Quinton “Rampage” Jackson has always had an up-and-down relationship with the UFC. He’s been in trouble and out of trouble. He’s been a champion; he’s been a contender trying to scrap his way back to the belt.
One thing he’s hardly ever been, it seems, is happy.
Following Saturday night’s loss to Glover Teixeira at UFC on Fox 6 in Chicago, however, Rampage, while disappointed, appears to be at peace with his lot in life, which he insists no longer includes the UFC. And perhaps that will bring him the happiness he’s missing.
Though he threw everything he had at Teixeira and went out guns-a-blazing, Rampage got beat to the punch, beat to the takedown, and beat to the dominant positions on the mat.
What went wrong?
“Glover did a great job,” Rampage recounted in an interview on the UFC on Fuel TV post-fight show. “He went for submissions. He ground and pounded. That’s MMA at it’s finest.
“Glover was just the better man tonight.”

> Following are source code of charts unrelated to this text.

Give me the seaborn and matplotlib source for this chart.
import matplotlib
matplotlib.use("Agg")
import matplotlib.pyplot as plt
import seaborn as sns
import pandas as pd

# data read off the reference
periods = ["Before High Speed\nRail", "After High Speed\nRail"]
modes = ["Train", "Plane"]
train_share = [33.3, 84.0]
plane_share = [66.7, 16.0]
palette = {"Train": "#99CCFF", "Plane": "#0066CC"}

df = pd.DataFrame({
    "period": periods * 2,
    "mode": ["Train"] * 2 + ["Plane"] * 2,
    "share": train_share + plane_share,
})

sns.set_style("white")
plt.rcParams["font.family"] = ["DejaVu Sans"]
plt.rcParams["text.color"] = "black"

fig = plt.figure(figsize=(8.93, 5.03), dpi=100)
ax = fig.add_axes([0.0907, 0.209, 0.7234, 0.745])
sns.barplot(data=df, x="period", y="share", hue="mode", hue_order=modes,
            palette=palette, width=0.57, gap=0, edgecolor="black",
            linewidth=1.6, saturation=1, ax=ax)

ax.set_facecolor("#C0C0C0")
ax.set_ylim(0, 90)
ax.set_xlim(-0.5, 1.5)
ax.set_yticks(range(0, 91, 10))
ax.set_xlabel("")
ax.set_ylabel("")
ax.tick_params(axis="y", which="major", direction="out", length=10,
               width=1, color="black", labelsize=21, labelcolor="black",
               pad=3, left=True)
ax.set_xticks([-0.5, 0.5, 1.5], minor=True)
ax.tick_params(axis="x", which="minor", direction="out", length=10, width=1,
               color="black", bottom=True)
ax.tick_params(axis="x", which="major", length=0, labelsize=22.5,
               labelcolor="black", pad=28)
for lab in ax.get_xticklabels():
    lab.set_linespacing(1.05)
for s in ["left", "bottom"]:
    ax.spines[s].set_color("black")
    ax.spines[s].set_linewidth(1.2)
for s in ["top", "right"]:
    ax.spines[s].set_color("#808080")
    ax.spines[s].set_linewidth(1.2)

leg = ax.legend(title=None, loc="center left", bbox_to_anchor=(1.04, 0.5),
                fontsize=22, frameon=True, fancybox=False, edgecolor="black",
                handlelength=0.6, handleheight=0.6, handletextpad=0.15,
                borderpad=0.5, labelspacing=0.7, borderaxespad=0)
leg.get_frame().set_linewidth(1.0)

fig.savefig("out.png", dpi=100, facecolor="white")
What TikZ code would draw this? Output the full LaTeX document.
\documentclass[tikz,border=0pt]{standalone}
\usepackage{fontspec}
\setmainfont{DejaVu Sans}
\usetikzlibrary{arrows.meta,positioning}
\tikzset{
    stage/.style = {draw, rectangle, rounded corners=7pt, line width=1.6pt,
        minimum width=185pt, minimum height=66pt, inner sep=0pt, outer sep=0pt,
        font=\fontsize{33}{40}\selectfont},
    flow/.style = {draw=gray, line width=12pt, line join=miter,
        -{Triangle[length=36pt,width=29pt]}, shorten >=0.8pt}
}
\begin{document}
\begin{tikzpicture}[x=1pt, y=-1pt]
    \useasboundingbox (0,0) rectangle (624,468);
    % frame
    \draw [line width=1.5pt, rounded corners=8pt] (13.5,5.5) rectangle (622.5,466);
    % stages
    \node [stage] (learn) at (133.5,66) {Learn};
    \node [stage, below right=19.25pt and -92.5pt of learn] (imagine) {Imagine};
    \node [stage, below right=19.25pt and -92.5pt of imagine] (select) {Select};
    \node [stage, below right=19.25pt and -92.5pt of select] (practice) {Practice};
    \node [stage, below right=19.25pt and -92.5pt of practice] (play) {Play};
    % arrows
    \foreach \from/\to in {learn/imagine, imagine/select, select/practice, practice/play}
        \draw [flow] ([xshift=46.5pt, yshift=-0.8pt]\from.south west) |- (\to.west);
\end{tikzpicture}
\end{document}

Losing to the better man when he steps into the Octagon with one of the Top 10 fighters in the world may just be where Rampage sits at this point in his career. He has now lost consecutive bouts to Teixeira, Ryan Bader, and Jon Jones.
Perhaps his days of vying for the title are beyond him now.

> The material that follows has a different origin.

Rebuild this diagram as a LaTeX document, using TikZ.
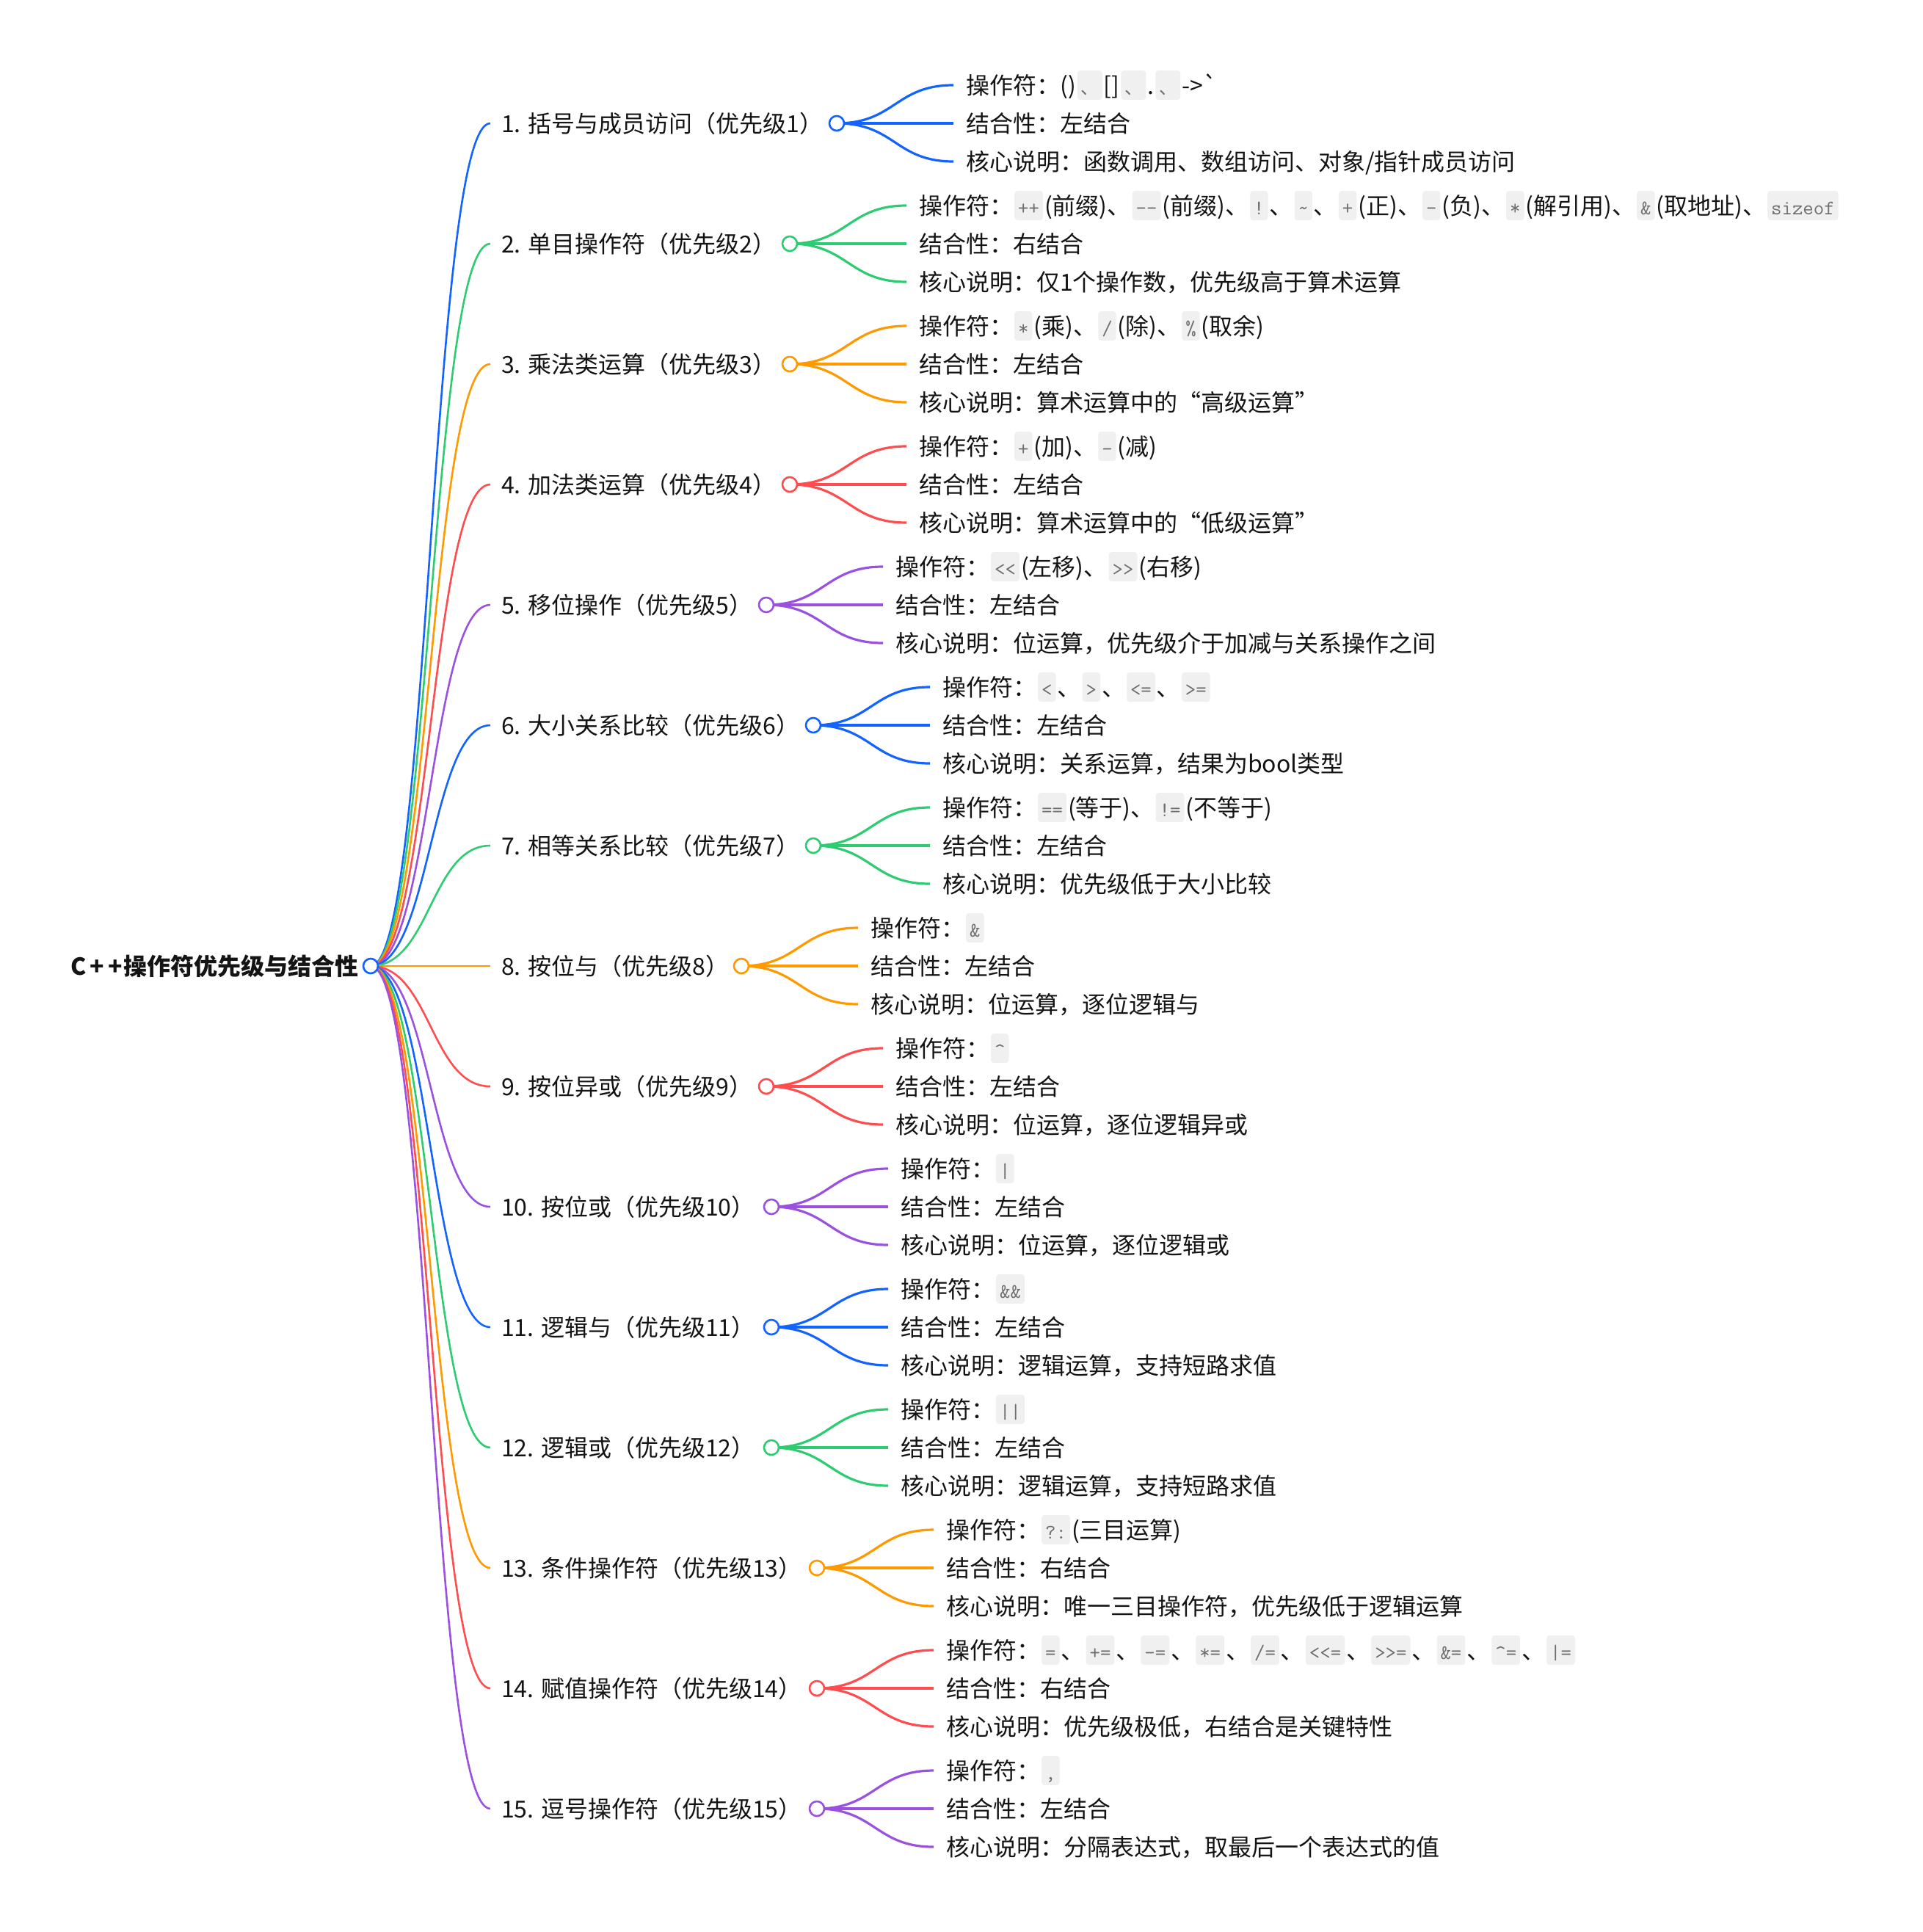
\documentclass[tikz,border=0pt]{standalone}
\usepackage{fontspec}
\setmainfont{Noto Sans CJK SC}[Ligatures=TeXOff]
\setmonofont{Latin Modern Mono}
\usetikzlibrary{calc}
\pgfdeclarelayer{bg}
\pgfsetlayers{bg,main}
\definecolor{cblue}{RGB}{18,99,255}
\definecolor{cgreen}{RGB}{46,204,113}
\definecolor{corange}{RGB}{255,153,0}
\definecolor{cred}{RGB}{255,77,79}
\definecolor{cpurple}{RGB}{155,81,224}
\definecolor{codebg}{RGB}{240,240,240}
\definecolor{codefg}{RGB}{110,110,110}
\definecolor{txt}{RGB}{20,20,20}
\tikzset{
  lvone/.style={anchor=west, inner xsep=15pt, inner ysep=0pt, text height=28pt, text depth=4pt, font=\fontsize{32}{38}\selectfont, text=txt},
  lvtwo/.style={anchor=west, inner xsep=17pt, inner ysep=0pt, text height=28pt, text depth=4pt, font=\fontsize{32}{38}\selectfont, text=txt},
  rootlbl/.style={anchor=east, inner sep=0pt, text height=28pt, text depth=4pt, font=\bfseries\fontsize{32}{38}\selectfont, text=txt},
  bulb/.style={circle, draw=#1, fill=white, line width=2.6pt, minimum size=20pt, inner sep=0pt},
  linkone/.style={draw=#1, line width=2.6pt},
  linktwo/.style={draw=#1, line width=3.2pt},
  codestyle/.style={fill=codebg, draw=none, rounded corners=4pt, inner xsep=5pt, inner ysep=6pt, text height=26pt, text depth=2pt, font=\ttfamily\fontsize{28}{28}\selectfont, text=codefg, anchor=base},
  codecjk/.style={codestyle, font=\fontsize{24}{28}\selectfont},
}
\newcommand\cd[1]{\hspace{2pt}\tikz[baseline=(cbx.base)]\node[codestyle](cbx){#1};\hspace{2pt}}
\newcommand\cdz[1]{\hspace{2pt}\tikz[baseline=(cbx.base)]\node[codecjk](cbx){#1};\hspace{2pt}}
\newcommand\branch[8]{%
  \node[lvone] (l#1) at (668,#2) {#5};
  \node[bulb=#3] (c#1) at (#4,#2) {};
  \node[lvtwo] (a#1) at ($(c#1.center)+(159,-52)$) {操作符：#6};
  \node[lvtwo] (b#1) at ($(c#1.center)+(159,0)$) {结合性：#7};
  \node[lvtwo] (d#1) at ($(c#1.center)+(159,52)$) {核心说明：#8};
  \begin{pgfonlayer}{bg}
    \draw[linkone=#3] (root.center) .. controls ($(root.center)+(81.5,0)$) and ($(l#1.west)+(-81.5,0)$) .. (l#1.west);
    \draw[linktwo=#3] (c#1.center) .. controls ($(c#1.center)+(79.5,0)$) and ($(a#1.west)+(-79.5,0)$) .. (a#1.west);
    \draw[linktwo=#3] (c#1.center) -- (b#1.west);
    \draw[linktwo=#3] (c#1.center) .. controls ($(c#1.center)+(79.5,0)$) and ($(d#1.west)+(-79.5,0)$) .. (d#1.west);
  \end{pgfonlayer}
}
\begin{document}
\begin{tikzpicture}[x=1pt,y=-1pt]
\useasboundingbox (0,0) rectangle (2620,2632);
\node[bulb=cblue] (root) at (505,1316) {};
\node[rootlbl] (rt) at (489,1316) {C\kern5pt+\kern5pt+\kern2pt操作符优先级与结合性};
\branch{1}{168}{cblue}{1140}{1. 括号与成员访问（优先级1）}{()\cdz{、}[]\cdz{、}.\cdz{、}->`}{左结合}{函数调用、数组访问、对象/指针成员访问}
\branch{2}{332}{cgreen}{1076}{2. 单目操作符（优先级2）}{\cd{++}(前缀)、\cd{-{}-}(前缀)、\cd{!}、\cd{\string~}、\cd{+}(正)、\cd{-}(负)、\cd{*}(解引用)、\cd{\&}(取地址)、\cd{sizeof}}{右结合}{仅1个操作数，优先级高于算术运算}
\branch{3}{496}{corange}{1076}{3. 乘法类运算（优先级3）}{\cd{*}(乘)、\cd{/}(除)、\cd{\%}(取余)}{左结合}{算术运算中的“高级运算”}
\branch{4}{660}{cred}{1076}{4. 加法类运算（优先级4）}{\cd{+}(加)、\cd{-}(减)}{左结合}{算术运算中的“低级运算”}
\branch{5}{824}{cpurple}{1044}{5. 移位操作（优先级5）}{\cd{<<}(左移)、\cd{>>}(右移)}{左结合}{位运算，优先级介于加减与关系操作之间}
\branch{6}{988}{cblue}{1108}{6. 大小关系比较（优先级6）}{\cd{<}、\cd{>}、\cd{<=}、\cd{>=}}{左结合}{关系运算，结果为bool类型}
\branch{7}{1152}{cgreen}{1108}{7. 相等关系比较（优先级7）}{\cd{==}(等于)、\cd{!=}(不等于)}{左结合}{优先级低于大小比较}
\branch{8}{1316}{corange}{1010}{8. 按位与（优先级8）}{\cd{\&}}{左结合}{位运算，逐位逻辑与}
\branch{9}{1480}{cred}{1044}{9. 按位异或（优先级9）}{\cd{\string^}}{左结合}{位运算，逐位逻辑异或}
\branch{10}{1644}{cpurple}{1051}{10. 按位或（优先级10）}{\cd{|}}{左结合}{位运算，逐位逻辑或}
\branch{11}{1808}{cblue}{1051}{11. 逻辑与（优先级11）}{\cd{\&\&}}{左结合}{逻辑运算，支持短路求值}
\branch{12}{1972}{cgreen}{1051}{12. 逻辑或（优先级12）}{\cd{||}}{左结合}{逻辑运算，支持短路求值}
\branch{13}{2136}{corange}{1113}{13. 条件操作符（优先级13）}{\cd{?:}(三目运算)}{右结合}{唯一三目操作符，优先级低于逻辑运算}
\branch{14}{2300}{cred}{1113}{14. 赋值操作符（优先级14）}{\cd{=}、\cd{+=}、\cd{-=}、\cd{*=}、\cd{/=}、\cd{<<=}、\cd{>>=}、\cd{\&=}、\cd{\string^=}、\cd{|=}}{右结合}{优先级极低，右结合是关键特性}
\branch{15}{2464}{cpurple}{1113}{15. 逗号操作符（优先级15）}{\cd{,}}{左结合}{分隔表达式，取最后一个表达式的值}
\end{tikzpicture}
\end{document}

While all elite level athletes find that a bitter pill to swallow – most would even go into denial about it – Rampage seems prepared to embrace it and make the most of his life outside of the white-hot UFC spotlight.
“It’s hard to swallow when you get your ass kicked, but it’s part of the job,” he said with raw candor after Teixeira took the fight to him for three straight rounds.
“I been fighting for 13 years and the game has changed a lot. Maybe I’ll just be one of those fighters that come and incite the crowd and be like Gary Goodridge, one of the guys that just come on and put on a great show.
“I’ll be one of those middle range fighters. If I’m a free agent, if a show wants to pick me up, want to put on exciting fights for their fans, I’m their guy.”
At 34 years of age, Rampage is still young for a fighter that has been competing professionally for 13 years with more than 40 MMA bouts to his credit. But then again, his all-out style does little stave off the wear and tear of so much combat, even of the sporting variety.
In his cloud of disappointment, he sounded much older than the years he is credited with. Most fighters that decide to leave a lengthy UFC tenure in the rear view mirror are doing so with fighting becoming their past, hanging up their gloves for the final time.
Rampage insists that isn’t so with him. He is resolute that he can be content as the entertainer instead of the champion.
“I don’t know if I can compete with the top people in the world (anymore). This is my first time losing three in a row. I’m not gonna give up though,” he said.
“It’s not my last MMA fight. I might try some boxing. But no, I still want to fight; it’s still in my heart.
“I’ve just got a lot of reevaluating to do.”